### AIM OF THE EXERCISE
Pictures stay out. Extract the lines below from the first one through the line with "const yTicks = [0, 5, 10, 15, 20, 25]", both included.

### INFORMATION SHOWN

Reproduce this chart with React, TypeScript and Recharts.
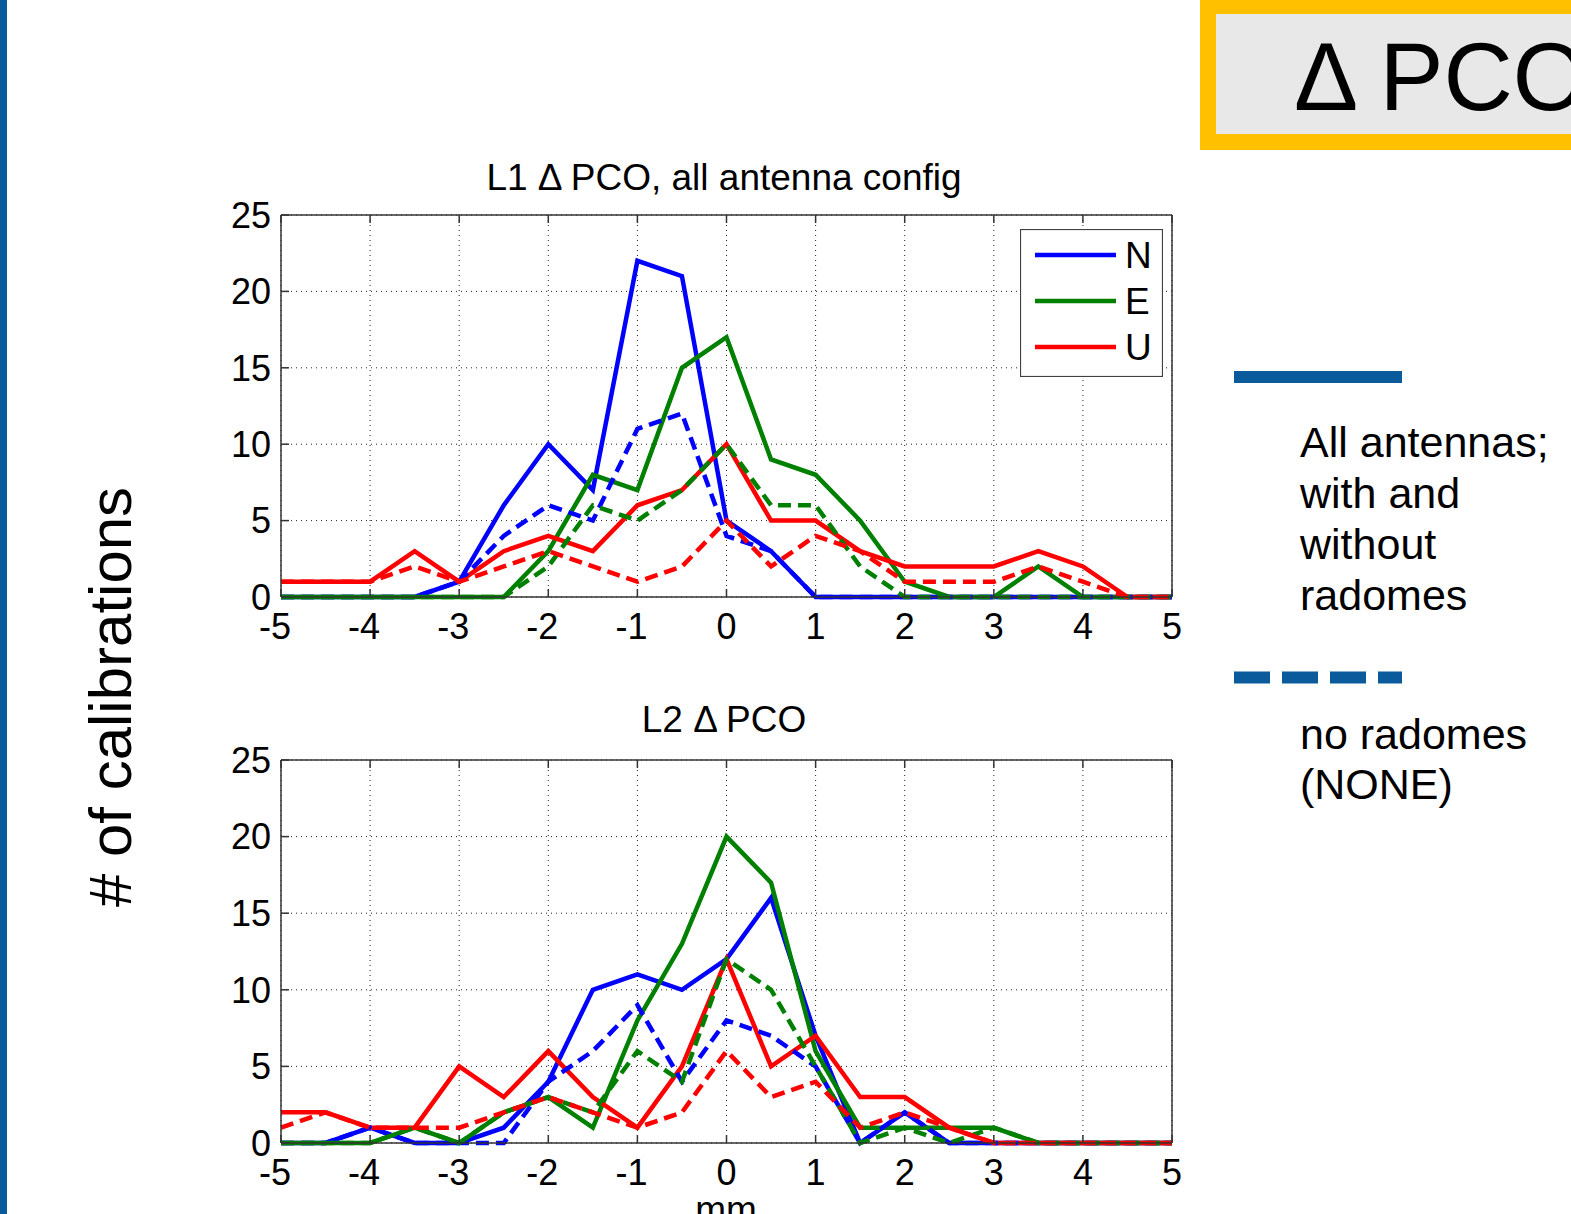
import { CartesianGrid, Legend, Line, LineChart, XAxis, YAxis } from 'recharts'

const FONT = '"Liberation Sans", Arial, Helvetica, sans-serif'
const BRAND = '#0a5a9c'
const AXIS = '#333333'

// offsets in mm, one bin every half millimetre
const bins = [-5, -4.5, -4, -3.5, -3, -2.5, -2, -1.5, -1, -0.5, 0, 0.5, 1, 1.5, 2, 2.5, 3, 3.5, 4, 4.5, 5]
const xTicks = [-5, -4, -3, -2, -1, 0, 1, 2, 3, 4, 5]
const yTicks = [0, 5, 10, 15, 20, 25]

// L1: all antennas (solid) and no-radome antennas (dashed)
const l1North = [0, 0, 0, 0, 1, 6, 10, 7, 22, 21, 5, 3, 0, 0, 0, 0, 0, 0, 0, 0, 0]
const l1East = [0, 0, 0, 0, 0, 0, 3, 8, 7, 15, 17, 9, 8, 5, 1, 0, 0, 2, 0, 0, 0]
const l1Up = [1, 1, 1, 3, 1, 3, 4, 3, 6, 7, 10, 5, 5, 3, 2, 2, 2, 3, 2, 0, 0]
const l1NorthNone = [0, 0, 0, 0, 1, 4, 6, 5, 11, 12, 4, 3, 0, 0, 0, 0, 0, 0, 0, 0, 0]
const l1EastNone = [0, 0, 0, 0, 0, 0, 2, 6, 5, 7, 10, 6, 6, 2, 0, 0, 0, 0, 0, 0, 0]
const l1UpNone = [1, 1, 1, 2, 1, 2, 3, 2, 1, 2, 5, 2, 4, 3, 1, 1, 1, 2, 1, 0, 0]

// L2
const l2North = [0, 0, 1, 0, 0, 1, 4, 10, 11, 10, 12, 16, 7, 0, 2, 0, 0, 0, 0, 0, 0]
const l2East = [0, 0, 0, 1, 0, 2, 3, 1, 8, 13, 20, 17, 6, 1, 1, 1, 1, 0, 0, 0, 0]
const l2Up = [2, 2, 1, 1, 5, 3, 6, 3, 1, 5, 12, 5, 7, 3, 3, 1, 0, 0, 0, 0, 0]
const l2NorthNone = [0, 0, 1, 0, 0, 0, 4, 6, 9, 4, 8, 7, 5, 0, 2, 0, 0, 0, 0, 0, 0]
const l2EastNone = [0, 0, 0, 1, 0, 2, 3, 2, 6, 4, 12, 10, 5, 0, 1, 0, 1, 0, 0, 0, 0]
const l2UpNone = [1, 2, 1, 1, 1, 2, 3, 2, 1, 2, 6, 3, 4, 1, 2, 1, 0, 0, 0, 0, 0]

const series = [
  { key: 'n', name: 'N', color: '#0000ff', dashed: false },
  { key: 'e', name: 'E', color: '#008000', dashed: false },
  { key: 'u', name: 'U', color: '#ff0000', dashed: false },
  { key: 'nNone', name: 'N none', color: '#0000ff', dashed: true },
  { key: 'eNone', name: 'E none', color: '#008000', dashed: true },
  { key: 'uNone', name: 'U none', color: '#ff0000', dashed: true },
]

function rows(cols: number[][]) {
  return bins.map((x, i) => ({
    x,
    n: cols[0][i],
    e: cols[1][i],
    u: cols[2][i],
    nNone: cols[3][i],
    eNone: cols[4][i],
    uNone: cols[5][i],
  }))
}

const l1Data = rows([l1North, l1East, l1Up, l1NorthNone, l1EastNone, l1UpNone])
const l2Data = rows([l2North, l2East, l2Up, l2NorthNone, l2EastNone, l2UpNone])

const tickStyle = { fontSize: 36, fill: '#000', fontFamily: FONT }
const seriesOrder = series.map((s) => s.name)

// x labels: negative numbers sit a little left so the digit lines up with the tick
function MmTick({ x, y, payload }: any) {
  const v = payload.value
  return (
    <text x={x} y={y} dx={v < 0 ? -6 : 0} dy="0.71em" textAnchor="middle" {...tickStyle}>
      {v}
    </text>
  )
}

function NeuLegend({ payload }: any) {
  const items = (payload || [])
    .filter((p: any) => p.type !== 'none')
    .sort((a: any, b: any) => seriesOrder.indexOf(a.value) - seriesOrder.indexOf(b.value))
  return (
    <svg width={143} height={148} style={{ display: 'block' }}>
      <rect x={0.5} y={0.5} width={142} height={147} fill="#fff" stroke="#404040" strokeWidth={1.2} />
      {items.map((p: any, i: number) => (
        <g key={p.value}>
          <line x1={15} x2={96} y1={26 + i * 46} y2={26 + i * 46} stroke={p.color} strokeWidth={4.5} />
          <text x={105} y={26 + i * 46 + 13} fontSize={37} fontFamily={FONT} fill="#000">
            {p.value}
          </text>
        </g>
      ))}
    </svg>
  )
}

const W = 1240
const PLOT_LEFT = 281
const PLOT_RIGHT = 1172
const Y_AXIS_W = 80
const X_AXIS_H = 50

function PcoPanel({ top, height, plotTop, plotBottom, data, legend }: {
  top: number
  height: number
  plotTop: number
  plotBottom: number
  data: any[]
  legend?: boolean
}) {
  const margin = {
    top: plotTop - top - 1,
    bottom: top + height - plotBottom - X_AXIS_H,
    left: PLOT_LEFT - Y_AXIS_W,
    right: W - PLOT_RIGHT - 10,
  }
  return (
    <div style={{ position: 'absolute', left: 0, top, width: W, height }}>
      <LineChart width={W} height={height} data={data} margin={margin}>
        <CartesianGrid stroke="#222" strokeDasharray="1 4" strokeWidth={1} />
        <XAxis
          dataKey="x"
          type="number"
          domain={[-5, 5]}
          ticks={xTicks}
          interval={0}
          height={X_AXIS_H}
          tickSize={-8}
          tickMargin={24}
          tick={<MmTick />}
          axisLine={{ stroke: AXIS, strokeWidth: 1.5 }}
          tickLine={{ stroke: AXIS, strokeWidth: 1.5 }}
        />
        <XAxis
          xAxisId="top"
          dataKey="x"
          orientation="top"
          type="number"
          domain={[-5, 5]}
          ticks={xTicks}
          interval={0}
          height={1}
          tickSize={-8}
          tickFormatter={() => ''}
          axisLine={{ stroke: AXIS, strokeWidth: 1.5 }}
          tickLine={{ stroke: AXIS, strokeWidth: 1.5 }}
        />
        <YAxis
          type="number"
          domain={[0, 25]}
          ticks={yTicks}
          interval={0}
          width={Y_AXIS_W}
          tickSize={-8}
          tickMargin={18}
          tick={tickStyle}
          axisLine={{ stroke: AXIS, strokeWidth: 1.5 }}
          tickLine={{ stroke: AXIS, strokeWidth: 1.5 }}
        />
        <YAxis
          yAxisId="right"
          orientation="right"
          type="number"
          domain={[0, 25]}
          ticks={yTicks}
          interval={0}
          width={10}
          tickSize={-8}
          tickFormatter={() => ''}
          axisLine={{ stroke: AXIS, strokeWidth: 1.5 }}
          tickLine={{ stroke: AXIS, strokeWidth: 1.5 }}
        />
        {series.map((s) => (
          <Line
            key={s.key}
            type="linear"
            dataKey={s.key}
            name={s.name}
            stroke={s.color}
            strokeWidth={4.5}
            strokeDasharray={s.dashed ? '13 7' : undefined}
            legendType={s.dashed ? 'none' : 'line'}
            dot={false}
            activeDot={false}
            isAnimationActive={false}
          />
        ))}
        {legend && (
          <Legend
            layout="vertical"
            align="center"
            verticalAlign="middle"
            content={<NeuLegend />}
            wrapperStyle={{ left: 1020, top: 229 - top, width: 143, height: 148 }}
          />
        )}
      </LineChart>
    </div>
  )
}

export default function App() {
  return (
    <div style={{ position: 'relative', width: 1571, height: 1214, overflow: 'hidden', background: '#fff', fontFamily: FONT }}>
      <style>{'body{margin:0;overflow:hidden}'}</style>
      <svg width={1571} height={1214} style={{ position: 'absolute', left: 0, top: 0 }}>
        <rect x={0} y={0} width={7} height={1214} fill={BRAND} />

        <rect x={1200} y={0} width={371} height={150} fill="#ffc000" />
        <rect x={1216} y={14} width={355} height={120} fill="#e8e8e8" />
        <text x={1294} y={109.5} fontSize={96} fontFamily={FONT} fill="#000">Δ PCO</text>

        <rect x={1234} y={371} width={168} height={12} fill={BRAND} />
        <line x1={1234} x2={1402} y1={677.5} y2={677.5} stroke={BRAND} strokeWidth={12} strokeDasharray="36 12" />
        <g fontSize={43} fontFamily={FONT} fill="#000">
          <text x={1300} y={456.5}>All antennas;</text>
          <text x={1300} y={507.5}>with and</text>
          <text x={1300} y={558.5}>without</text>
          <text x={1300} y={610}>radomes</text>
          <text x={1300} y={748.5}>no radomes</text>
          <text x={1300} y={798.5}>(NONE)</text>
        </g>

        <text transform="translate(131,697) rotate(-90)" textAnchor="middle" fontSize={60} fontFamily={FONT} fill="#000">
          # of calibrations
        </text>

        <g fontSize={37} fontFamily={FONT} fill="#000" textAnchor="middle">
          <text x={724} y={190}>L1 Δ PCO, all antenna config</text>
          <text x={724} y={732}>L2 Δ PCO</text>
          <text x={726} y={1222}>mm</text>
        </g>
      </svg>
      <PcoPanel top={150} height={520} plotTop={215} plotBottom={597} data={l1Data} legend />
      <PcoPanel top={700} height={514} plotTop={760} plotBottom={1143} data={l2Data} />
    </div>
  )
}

### SOLVED PROBLEM
Reproduce this chart with React, TypeScript and Recharts.
import { CartesianGrid, Legend, Line, LineChart, XAxis, YAxis } from 'recharts'

const FONT = '"Liberation Sans", Arial, Helvetica, sans-serif'
const BRAND = '#0a5a9c'
const AXIS = '#333333'

// offsets in mm, one bin every half millimetre
const bins = [-5, -4.5, -4, -3.5, -3, -2.5, -2, -1.5, -1, -0.5, 0, 0.5, 1, 1.5, 2, 2.5, 3, 3.5, 4, 4.5, 5]
const xTicks = [-5, -4, -3, -2, -1, 0, 1, 2, 3, 4, 5]
const yTicks = [0, 5, 10, 15, 20, 25]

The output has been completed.